The physics student evacuated from Moscow
On 16 October 1941, Moscow lives through its darkest day. The Wehrmacht's panzers are only about a hundred kilometres away, Operation Typhoon threatens the capital, and the Soviet state orders the mass evacuation of institutions, factories and officials to the interior. It is the "great panic": packed trains at Kazan station, files burned, rumours of imminent collapse. Moscow State University (MGU) is ordered to evacuate. For a physics student in his early twenties, should he board the convoy, rush to the recruitment office, or get hired at a dismantled factory?
The evacuation of the universities was an extraordinary logistical effort. MGU first went to Ashgabat, in Turkmenistan, on the edge of the Karakum desert, and reached Sverdlovsk, in the Urals, only in the summer of 1942. Cattle wagons, cold, hunger, typhus, weeks of travel: such was the daily lot of the displaced.
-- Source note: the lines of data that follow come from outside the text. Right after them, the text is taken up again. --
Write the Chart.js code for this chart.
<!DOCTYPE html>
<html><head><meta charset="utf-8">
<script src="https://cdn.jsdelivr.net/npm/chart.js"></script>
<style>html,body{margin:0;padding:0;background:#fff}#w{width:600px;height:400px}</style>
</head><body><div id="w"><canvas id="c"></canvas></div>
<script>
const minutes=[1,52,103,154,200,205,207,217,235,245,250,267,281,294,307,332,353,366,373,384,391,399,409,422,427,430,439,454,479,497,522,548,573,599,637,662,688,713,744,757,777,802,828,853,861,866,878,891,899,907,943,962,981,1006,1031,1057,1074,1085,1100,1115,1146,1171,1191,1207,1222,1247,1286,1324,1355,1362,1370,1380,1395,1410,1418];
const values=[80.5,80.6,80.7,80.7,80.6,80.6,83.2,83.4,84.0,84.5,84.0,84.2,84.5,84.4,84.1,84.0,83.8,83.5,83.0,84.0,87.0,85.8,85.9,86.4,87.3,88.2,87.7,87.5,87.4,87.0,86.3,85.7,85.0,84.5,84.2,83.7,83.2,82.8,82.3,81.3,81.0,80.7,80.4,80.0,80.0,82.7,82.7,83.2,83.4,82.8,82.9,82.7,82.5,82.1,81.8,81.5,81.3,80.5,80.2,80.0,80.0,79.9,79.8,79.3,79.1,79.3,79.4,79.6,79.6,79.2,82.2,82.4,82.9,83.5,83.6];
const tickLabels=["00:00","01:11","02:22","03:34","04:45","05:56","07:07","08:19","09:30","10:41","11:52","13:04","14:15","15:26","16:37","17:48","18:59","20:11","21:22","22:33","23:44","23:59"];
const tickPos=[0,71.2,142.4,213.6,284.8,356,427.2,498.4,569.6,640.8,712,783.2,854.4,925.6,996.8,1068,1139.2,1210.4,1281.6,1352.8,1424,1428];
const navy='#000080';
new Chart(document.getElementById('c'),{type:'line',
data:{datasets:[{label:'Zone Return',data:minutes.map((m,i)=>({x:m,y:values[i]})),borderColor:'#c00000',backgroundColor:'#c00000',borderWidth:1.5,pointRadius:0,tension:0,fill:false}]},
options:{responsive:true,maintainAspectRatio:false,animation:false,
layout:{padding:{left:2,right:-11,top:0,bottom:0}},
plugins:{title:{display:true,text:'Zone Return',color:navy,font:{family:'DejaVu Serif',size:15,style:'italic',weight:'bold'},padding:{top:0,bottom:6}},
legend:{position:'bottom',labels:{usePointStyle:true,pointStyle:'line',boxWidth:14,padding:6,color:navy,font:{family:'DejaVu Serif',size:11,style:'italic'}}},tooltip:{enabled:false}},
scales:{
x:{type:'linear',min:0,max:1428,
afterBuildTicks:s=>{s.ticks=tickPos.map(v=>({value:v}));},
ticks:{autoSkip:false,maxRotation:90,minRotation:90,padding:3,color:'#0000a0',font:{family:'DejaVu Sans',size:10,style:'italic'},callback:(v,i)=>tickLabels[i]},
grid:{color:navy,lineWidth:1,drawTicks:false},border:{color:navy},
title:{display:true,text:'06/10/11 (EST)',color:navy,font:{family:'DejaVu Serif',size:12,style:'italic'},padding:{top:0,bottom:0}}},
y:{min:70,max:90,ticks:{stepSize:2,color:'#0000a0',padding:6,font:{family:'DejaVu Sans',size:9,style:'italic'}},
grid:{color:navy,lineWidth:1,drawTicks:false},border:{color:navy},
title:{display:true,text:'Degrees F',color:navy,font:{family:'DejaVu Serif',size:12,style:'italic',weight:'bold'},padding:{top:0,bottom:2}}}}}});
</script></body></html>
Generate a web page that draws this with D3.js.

This migration was part of the greatest industrial transfer in history: under the aegis of the Council for Evacuation, more than 1,500 major enterprises and 10 to 16 million people were moved to the Urals, Siberia, Kazakhstan and Central Asia in 1941–1942. For young people, each path weighed heavily: enlisting meant risking the opolcheniye, those poorly armed militia divisions with appalling losses; the factory imposed eleven- or twelve-hour days; the university meant an uncertain exile.
Should this student follow his university's evacuation to the east, enlist for the front, or join an armaments factory?
The majority of students and teachers of the great Soviet universities followed the state-organised evacuation. MGU left for Ashgabat in the autumn of 1941, was then transferred to Sverdlovsk in the summer of 1942, and continued its teaching there before returning to Moscow in 1943. The evacuation preserved the country's scientific elite at the cost of an exhausting exile marked by hunger, cold and disease; many graduates of those years went on to feed Soviet research and the war industry.